Leading Bahrain Parliamentarian Says Nuclear Energy Necessary As Oil And Gas Dry Up
Chairman of the Bahraini parliament Khalifa Al-Dhahrani has indicated that he believes that nuclear energy is an important tool for nations to develop because oil and gas supplies will eventually dry up. Bahrain has first hand knowledge of the risk of oil depletion; it was one of the first countries in the Middle East to export oil and also one of the first whose production rate peaked and began a rapid decline. At one time, revenues from oil production represented 60% of the national income. That monetary flow has virtually disappeared.

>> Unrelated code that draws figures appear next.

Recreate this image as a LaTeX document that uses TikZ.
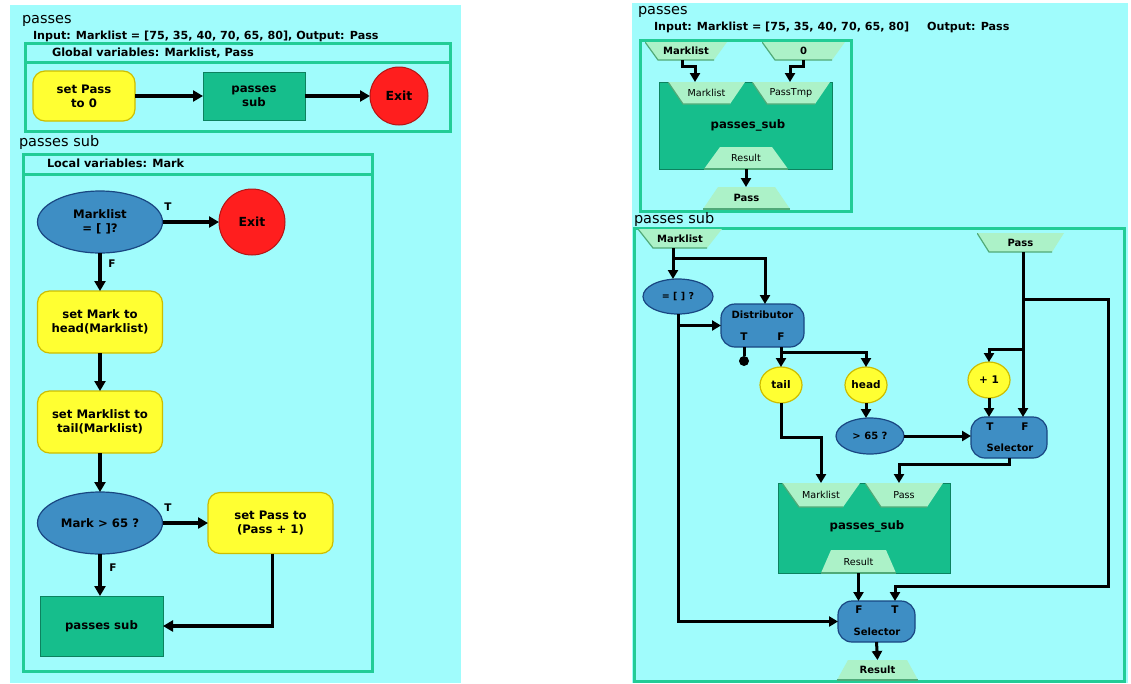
\documentclass[tikz,border=0pt]{standalone}
\usepackage{fontspec}
\setmainfont{DejaVu Sans}
\usetikzlibrary{arrows.meta,calc,shapes.geometric}
\definecolor{bgcyan}{RGB}{160,252,252}
\definecolor{framegreen}{RGB}{34,204,150}
\definecolor{boxgreen}{RGB}{22,190,140}
\definecolor{boxgreendk}{RGB}{12,130,95}
\definecolor{portgreen}{RGB}{172,242,200}
\definecolor{portgreendk}{RGB}{80,170,120}
\definecolor{decblue}{RGB}{62,142,196}
\definecolor{decbluedk}{RGB}{25,70,130}
\definecolor{actyellow}{RGB}{255,255,50}
\definecolor{actyellowdk}{RGB}{205,190,0}
\definecolor{exitred}{RGB}{255,30,30}
\definecolor{exitreddk}{RGB}{180,20,20}
\begin{document}
\begin{tikzpicture}[x=1pt,y=-1pt,
  every node/.style={inner sep=0pt, outer sep=0pt, align=center, font=\bfseries\fontsize{11.7}{14}\selectfont},
  title/.style={font=\fontsize{14.5}{16}\selectfont},
  inputtxt/.style={font=\bfseries\fontsize{11.15}{13}\selectfont},
  hdr/.style={font=\bfseries\fontsize{11.3}{13}\selectfont},
  frame/.style={draw=framegreen, line width=3pt},
  action/.style={draw=actyellowdk, fill=actyellow, line width=1.2pt, rounded corners=12pt},
  subbox/.style={draw=boxgreendk, fill=boxgreen, line width=1pt},
  dec/.style={ellipse, draw=decbluedk, fill=decblue, line width=1.2pt},
  blk/.style={draw=decbluedk, fill=decblue, line width=1.2pt, rounded corners=14pt},
  exitc/.style={circle, draw=exitreddk, fill=exitred, line width=1pt, font=\bfseries\fontsize{12.5}{14}\selectfont},
  yc/.style={ellipse, draw=actyellowdk, fill=actyellow, line width=1.2pt, font=\bfseries\fontsize{10.5}{12}\selectfont},
  tf/.style={font=\bfseries\fontsize{10.5}{12}\selectfont},
  sm/.style={font=\bfseries\fontsize{10}{11}\selectfont},
  portin/.style n args={3}{minimum width=#1pt, minimum height=#2pt,
    path picture={
      \fill[portgreen] (path picture bounding box.north west) -- (path picture bounding box.north east)
        -- ([xshift=-#3pt]path picture bounding box.south east) -- ([xshift=#3pt]path picture bounding box.south west) -- cycle;
      \draw[portgreendk, line width=1.2pt] (path picture bounding box.north west) -- ([xshift=#3pt]path picture bounding box.south west)
        -- ([xshift=-#3pt]path picture bounding box.south east);}},
  portout/.style n args={3}{minimum width=#1pt, minimum height=#2pt,
    path picture={
      \fill[portgreen] ([xshift=#3pt]path picture bounding box.north west) -- ([xshift=-#3pt]path picture bounding box.north east)
        -- (path picture bounding box.south east) -- (path picture bounding box.south west) -- cycle;
      \draw[portgreendk, line width=1.2pt] (path picture bounding box.south west) -- (path picture bounding box.south east);}},
  plabel/.style={font=\fontsize{9.6}{11}\selectfont},
  plabelb/.style={font=\bfseries\fontsize{10}{11}\selectfont},
  arrL/.style={line width=3.5pt, -{Triangle[length=10pt,width=11pt]}},
  arrR/.style={line width=3pt, -{Triangle[length=9pt,width=10pt]}},
  lineR/.style={line width=3pt}
]
\useasboundingbox (0,0) rectangle (1131,683);
% ---------------- left panel ----------------
\fill[bgcyan] (10,5) rectangle (461,683);
\node[title, anchor=west] (ttlA) at (22,21) {passes};
\node[inputtxt, anchor=west] (inA) at (33,36) {Input: Marklist = [75, 35, 40, 70, 65, 80], Output: Pass};
\node[frame, minimum width=425pt, minimum height=88pt] (gframe) at (237.5,87) {};
\draw[frame] (25,62) -- (450,62);
\node[hdr, anchor=west] (gvar) at (52,53) {Global variables: Marklist, Pass};
\node[action, minimum width=102pt, minimum height=50pt] (setp0) at (84,96) {set Pass\\to 0};
\node[subbox, minimum width=102pt, minimum height=48pt] (psub1) at (254,96) {passes\\sub};
\node[exitc, minimum size=58pt] (exit1) at (399,96) {Exit};
\draw[arrL] (setp0.east) -- (psub1.west);
\draw[arrL] (psub1.east) -- (exit1.west);

\node[title, anchor=west] (ttlB) at (19,142) {passes sub};
\node[frame, minimum width=349pt, minimum height=517pt] (lframe) at (197.5,412.5) {};
\draw[frame] (23,174) -- (372,174);
\node[hdr, anchor=west] (lvar) at (47,163) {Local variables: Mark};
\node[dec, minimum width=125pt, minimum height=62pt] (q1) at (100,222) {Marklist\\= [ ]?};
\node[exitc, minimum size=66pt] (exit2) at (252,222) {Exit};
\node[action, minimum width=125pt, minimum height=62pt] (setm) at (100,322) {set Mark to\\head(Marklist)};
\node[action, minimum width=125pt, minimum height=62pt] (setml) at (100,422) {set Marklist to\\tail(Marklist)};
\node[dec, minimum width=125pt, minimum height=62pt] (q2) at (100,523) {Mark > 65 ?};
\node[action, minimum width=125pt, minimum height=61pt] (setp1) at (270.5,523) {set Pass to\\(Pass + 1)};
\node[subbox, minimum width=123pt, minimum height=60pt] (psub2) at (101.5,626) {passes sub};
\node[tf] (tq1) at (168,207) {T};
\node[tf] (fq1) at (112,264) {F};
\node[tf] (tq2) at (168,508) {T};
\node[tf] (fq2) at (113,568) {F};
\draw[arrL] (q1.east) -- (exit2.west);
\draw[arrL] (q1.south) -- (setm.north);
\draw[arrL] (setm.south) -- (setml.north);
\draw[arrL] (setml.south) -- (q2.north);
\draw[arrL] (q2.east) -- (setp1.west);
\draw[arrL] (q2.south) -- (q2.south |- psub2.north);
\draw[arrL] ([xshift=2pt]setp1.south) |- (psub2.east);

% ---------------- right panel ----------------
\fill[bgcyan] (632,3) rectangle (1128,683);
\node[title, anchor=west] (ttlC) at (638,12) {passes};
\node[inputtxt, anchor=west] (inC) at (654,27) {Input: Marklist = [75, 35, 40, 70, 65, 80]\hspace{18pt}Output: Pass};
\node[frame, minimum width=211pt, minimum height=171pt] (tframe) at (745.5,125.5) {};
\node[portin={82}{18}{13}, plabelb] (pML) at (686,51) {Marklist};
\node[portin={83}{18}{13}, plabelb] (p0) at (803.5,51) {0};
\node[subbox, minimum width=173pt, minimum height=87pt] (psubA) at (745.5,125.5) {};
\node[portin={77}{22}{15}, plabel] (inML) at (706.5,93) {Marklist};
\node[portin={78}{22}{15}, plabel] (inPT) at (791,93) {PassTmp};
\node (psubAl) at (748,125) {passes\_sub};
\node[portout={84}{22}{16}, plabel] (outR) at (746,158) {Result};
\node[portout={87}{22}{15}, plabelb] (outP) at (746.5,198) {Pass};
\draw[arrR] ([xshift=-4pt]pML.south) -- ($(pML.south)+(-4,6)$) -| ([xshift=-11.5pt]inML.north);
\draw[arrR] (p0.south) -- ($(p0.south)+(0,6)$) -| ([xshift=-1pt]inPT.north);
\draw[arrR] (outR.south) -- (outR.south |- outP.north);

\node[title, anchor=west] (ttlD) at (634,219) {passes sub};
\node[frame, minimum width=490pt, minimum height=453pt] (bframe) at (879,454.5) {};
\node[portin={84}{19}{15}, plabelb] (sML) at (680,238.5) {Marklist};
\node[portin={87}{19}{12}, plabelb] (sPass) at (1020.5,242.5) {Pass};
\node[dec, minimum width=70pt, minimum height=35pt, font=\bfseries\fontsize{9.5}{11}\selectfont] (qe) at (678,296.5) {= [ ] ?};
\node[blk, minimum width=83pt, minimum height=43pt] (dist) at (762.5,325.5) {};
\node[sm] (distl) at (762.5,315) {Distributor};
\node[tf] (distT) at (744,337) {T};
\node[tf] (distF) at (781,337) {F};
\node[circle, fill=black, minimum size=10pt] (dotT) at (744,361) {};
\node[yc, minimum width=42pt, minimum height=36pt] (tail) at (781,385) {tail};
\node[yc, minimum width=42pt, minimum height=36pt] (head) at (866,385) {head};
\node[yc, minimum width=42pt, minimum height=36pt] (plus1) at (989,380) {+ 1};
\node[dec, minimum width=68pt, minimum height=36pt, font=\bfseries\fontsize{10}{11}\selectfont] (gt) at (870,436) {> 65 ?};
\node[blk, minimum width=76pt, minimum height=41pt] (sel1) at (1009,437.5) {};
\node[tf] (sel1T) at (990,427) {T};
\node[tf] (sel1F) at (1025,427) {F};
\node[sm] (sel1l) at (1010,448) {Selector};
\node[subbox, minimum width=172pt, minimum height=90pt] (psubB) at (864,528) {};
\node[portin={78}{24}{17}, plabel] (inML2) at (821,495) {Marklist};
\node[portin={78}{24}{16}, plabel] (inPass2) at (904,495) {Pass};
\node (psubBl) at (867,526) {passes\_sub};
\node[portout={75}{23}{10}, plabel] (outR2) at (858.5,561.5) {Result};
\node[blk, minimum width=77pt, minimum height=41pt] (sel2) at (876.5,621.5) {};
\node[tf] (sel2F) at (859,610) {F};
\node[tf] (sel2T) at (895,610) {T};
\node[sm] (sel2l) at (877,632) {Selector};
\node[portout={81}{20}{11}, plabelb] (outRes) at (877.5,670) {Result};

\coordinate (jML) at ($(sML.south)+(-7,10)$);
\coordinate (jQ) at (qe.south |- dist.west);
\coordinate (jF) at ($(dist.south)+(18.5,5)$);
\coordinate (jP1) at ($(sPass.south)+(2.5,47)$);
\coordinate (jP2) at ($(sPass.south)+(2.5,97)$);

\draw[arrR] ([xshift=-7pt]sML.south) -- ([xshift=-5pt]qe.north);
\draw[arrR] (jML) -| ([xshift=2.5pt]dist.north);
\draw[arrR] (qe.south) |- (sel2.west);
\draw[arrR] (jQ) -- (dist.west);
\draw[lineR] ([xshift=-18.5pt]dist.south) -- (dotT);
\draw[arrR] ([xshift=18.5pt]dist.south) -- (tail.north);
\draw[arrR] (jF) -| (head.north);
\draw[arrR] (head.south) -- (head.south |- gt.north);
\draw[arrR] (gt.east) -- (gt.east -| sel1.west);
\draw[arrR] (tail.south) -- ($(tail.south)+(0,34)$) -| (inML2.north);
\draw[arrR] (sel1.south) -- ($(sel1.south)+(0,6)$) -| ([xshift=-5pt]inPass2.north);
\draw[arrR] ([xshift=2.5pt]sPass.south) -- ([xshift=14pt]sel1.north);
\draw[arrR] (jP1) -- ++(85,0) -- ++(0,287) -| ([xshift=18.5pt]sel2.north);
\draw[arrR] (jP2) -| (plus1.north);
\draw[arrR] (plus1.south) -- (plus1.south |- sel1.north);
\draw[arrR] (outR2.south) -- (outR2.south |- sel2.north);
\draw[arrR] (sel2.south) -- (outRes.north);
\end{tikzpicture}
\end{document}
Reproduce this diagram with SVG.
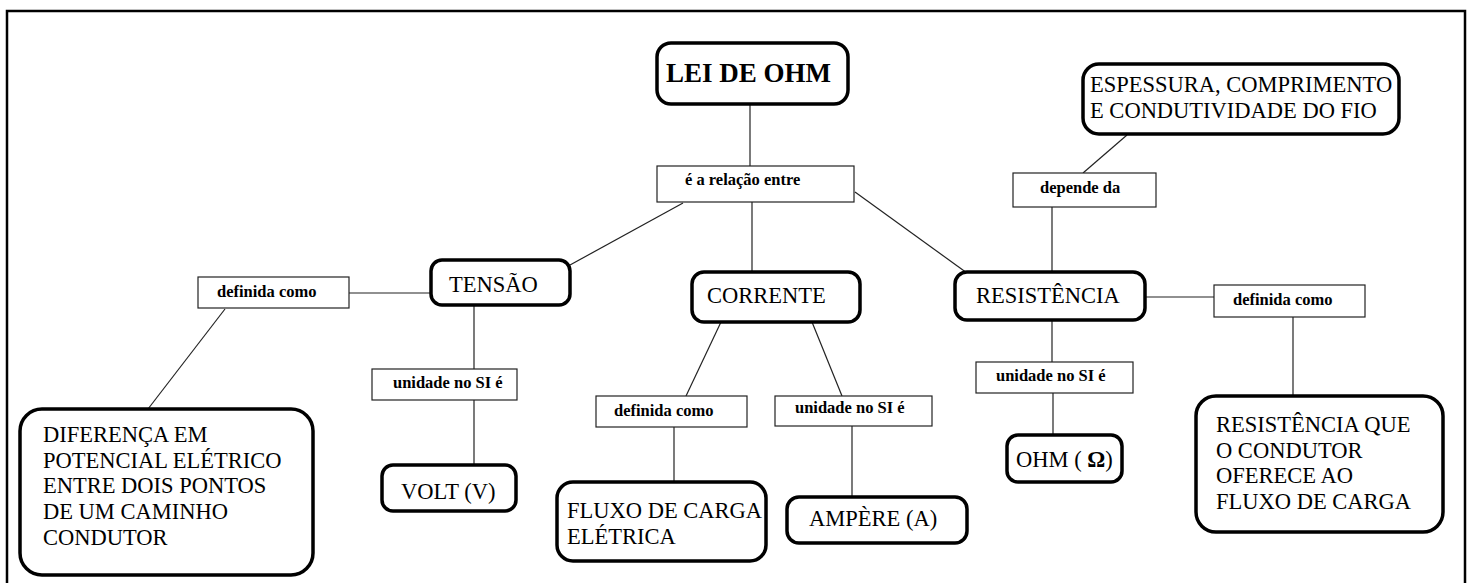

Al-Dhahrani has also indicated that he believes that Bahrain has traditional and important ties with its near neighbor in Iran and that Iran’s nuclear energy program is peaceful and not a threat to its neighbors.
That statement is worth noting, especially given the importance of bases in Bahrain to the US military presence in the Gulf.
katana0182 – Though I do not at all like the way that the current leadership of Iran treats its citizens, I have read a lot about the way that the Shah treated them. Things were not terribly better then. In fact, depending on your perspective, they were a lot worse with far lower literacy rates, a bigger separation between the haves and have nots, less say in governmental decisions, etc.
Also, being a terribly cynical observer of the way that America chooses its friends and the way that our own government establishes priorities, I cannot help but notice that Iran is a long standing irritation for two of our more irritating “allies”. Israel obviously has issues with the country, but so does Saudi Arabia. In one of my favorite books about energy – Daniel Yergin’s “The Prize”, the story of the commercial rivalry between Iran and Saudi Arabia is threaded throughout.
It is perfectly understandable to me – though the thought makes me angry – for each of those countries to be feeding misinformation. Israel for more traditional political/power reasons and Saudi Arabia because they fear the economic consequences of an Iran that has a strong nuclear energy program that gradually frees them to sell more and more oil and gas into the world market. Saudi’s think of the world market for oil as THEIR market to dominate. They would hate the idea of Iran developing spare capacity (energy is fungible) and having more power to dictate quotas and prices within OPEC.